"Le pagine corsare "
dedicate a Pier Paolo Pasolini
Eretico e Corsaro
Libertà del 2 novembre 1946 |
Pasolini, Cos’è dunque il Friuli
Libertà, 6 novembre 1946
pag. 3
(Trascrizione dal cartaceo curata da Bruno Esposito)
Libertà del 6 novembre 1946 |
Abbiamo affermato fin dalle prime righe la non-friulanità di Pordenone, ma supponiamo che più di un pordenonese, a queste parole, finga (ma si tratta forse di una di quelle finzioni sincere, di quelle ipocrisie inconsce che conoscono gli psicologi) di essere offeso. Non saprei, per esempio, fino a che punto prestar fede all'avv. Rosso se, mettendosi metaforicamente una mano sul cuore, assicurasse: Ma io mi sento Friulano.

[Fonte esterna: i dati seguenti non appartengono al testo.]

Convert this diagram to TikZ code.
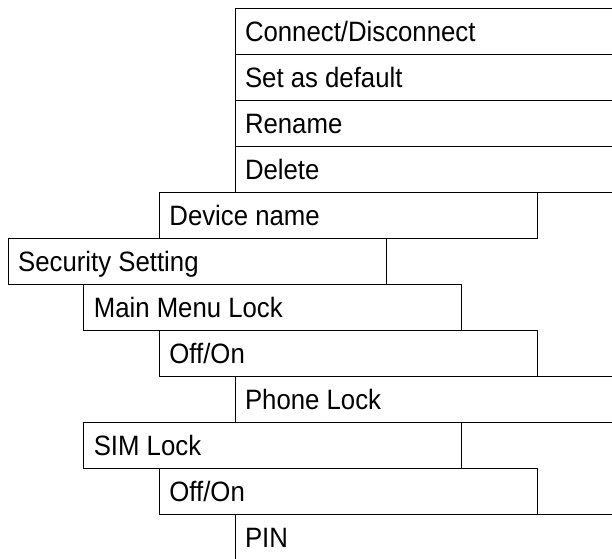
\documentclass[tikz,border=0pt]{standalone}
\usepackage{fontspec}
\setmainfont[FakeStretch=0.92]{Liberation Sans}
\usetikzlibrary{positioning}

\newcommand{\menuitem}[1]{\makebox[358pt][l]{#1}}

\begin{document}
\begin{tikzpicture}[
        node distance=0pt,
        menubox/.style={rectangle, draw=black, line width=0.8pt, outer sep=0pt, minimum width=378pt, minimum height=46pt, inner xsep=10pt, inner ysep=0pt, text height=33pt, text depth=13pt, font=\fontsize{28}{32}\selectfont}
    ]
        \useasboundingbox (0,0) rectangle (612pt,-558pt);
        \clip (0,0) rectangle (612pt,-558pt);

        \node[menubox, anchor=north west] (connect) at (235pt,-8pt) {\menuitem{Connect/Disconnect}};
        \node[menubox, below=of connect] (default) {\menuitem{Set as default}};
        \node[menubox, below=of default] (rename) {\menuitem{Rename}};
        \node[menubox, below=of rename] (delete) {\menuitem{Delete}};
        \node[menubox, below=of delete, xshift=-75.6pt] (devname) {\menuitem{Device name}};
        \node[menubox, below=of devname, xshift=-151.2pt] (security) {\menuitem{Security Setting}};
        \node[menubox, below=of security, xshift=75.6pt] (mainlock) {\menuitem{Main Menu Lock}};
        \node[menubox, below=of mainlock, xshift=75.6pt] (mainonoff) {\menuitem{Off/On}};
        \node[menubox, below=of mainonoff, xshift=75.6pt] (phonelock) {\menuitem{Phone Lock}};
        \node[menubox, below=of phonelock, xshift=-151.2pt] (simlock) {\menuitem{SIM Lock}};
        \node[menubox, below=of simlock, xshift=75.6pt] (simonoff) {\menuitem{Off/On}};
        \node[menubox, below=of simonoff, xshift=75.6pt] (pin) {\menuitem{PIN}};
    \end{tikzpicture}
\end{document}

Il Ducato di Pordenone dipendente direttamente dall’Austria è vissuto troppo tempo autonomo in seno al Patriarcato del Friuli, e quando questo si concluse, passò già troppo sfriulanizzato sotto il dominio della Repubblica veneziana. Da allora gli anni non sono trascorsi per nulla, e il processo di sfriulanizzazione iniziatosi per questa cittadina già nel secolo XV ha subito uno sviluppo irreparabile. Basta salire in treno (quello ad esempio che passa per Casarsa alle sette del mattino) e confrontare gli studenti e gli impiegati pordenonesi con quelli casarsesi e soprattutto con quelli di Codroipo e di Basiliano; vedremo nei primi un inconfondibile piglio veneto notevolmente diverso da quello non meno inconfondibile dei Friulani. Senza scendere ad argomenti di psicologia ancora troppo incerti per l'insufficienza di vocabolario, basterà guardare quello che è il riassunto, il simbolo, della nostra natura, di una gente, cioè il suo linguaggio; ebbene, nel Veneto di Pordenone (parlo del centro urbano) il substrato friulano si è quasi totalmente perduto (come a Portogruaro) mentre per esempio, in cittadine e paesi più lontani dal Tagliamento quel substrato è tuttora attivo e affiorante (si pensi al Sacilese).
Ora, tutto questo discorso, può sembrare per lo meno insensato ai dirigenti dei Partiti pordenonesi, al Rosso, e forse anche allo Zanfagnini (Sull'autonomia friulana, «Libertà» del 2 novembre); ma io li prego di credere che non si tratta di astrattezze: non c'è nulla di più scientifico della glottologia: dunque se i pordenonesi che han voce in capitolo avessero l'idea di accertarsi che la loro opinione è condivisa da coloro in nome dei quali parlano, potrebbero avere un linguaggio comune con le piccolissime minoranze borghesi (traditrici e importate) di Casarsa, Valvasone, Spilimbergo, Maniago, Cordenons ecc., ma si troverebbero poi di fronte la barriera di una lingua diversa, che è quella dell’assoluta maggioranza. Non dico che occorrerebbe un interprete, purtroppo, perché la popolazione di questo Friuli Occidentale è già da secoli abituata a tartagliare un orribile veneto e ciò è veramente una umiliazione, di cui, però, i deboli cervelli dei borghesi che vogliono figurare spregiudicati e non provinciali non possono rendersi conto. (Di questa umiliazione siamo in pochi a scontare l'amarezza.)
Libertà del 6 novembre 1946, pag. 3 |
Quanto alla provincia di Pordenone, noi dell’attuale provincia, non saremmo in linea di massima contrari, soprattutto se l’ente provinciale si riducesse a un puro fatto amministrativo. Sarebbe una piccola, marginale comodità che accetteremmo volentieri, ma solo in seguito alla costituzione della Regione friulana; in caso diverso non accetteremmo a nessun patto di far parte di una provincia veneta che finirebbe lentamente col distruggerci 1'ubi consistam friulano, cioè con lo spersonalizzarci del tutto; allora veramente il territorio fra il Livenza e il Tagliamento diverrebbe anfibio e amorfo, sprovvisto di coscienza e di passato. Dunque: provincia di Pordenone accettabile solo in seno alla regione friulana. Se i Pordenonesi insistessero a voler essere provincia veneta noi non potremmo far a meno di parlare di campanilismo, e di un campanilismo ben più pedestre di quello di Udine, in quanto basato puramente su deboli ragioni economiche. Come si vede, insomma, noi non facciamo che del separatismo dal Veneto, non già (il Cielo ci perdoni solo l'accenno) dall’Italia; e il decentramento non è da noi concepito come reazione ma come azione: azione che verrebbe a inserirsi nella più pura tradizione risorgimentale italiana, quella che perseguiva l'indipendenza e l’unità in nome della libertà.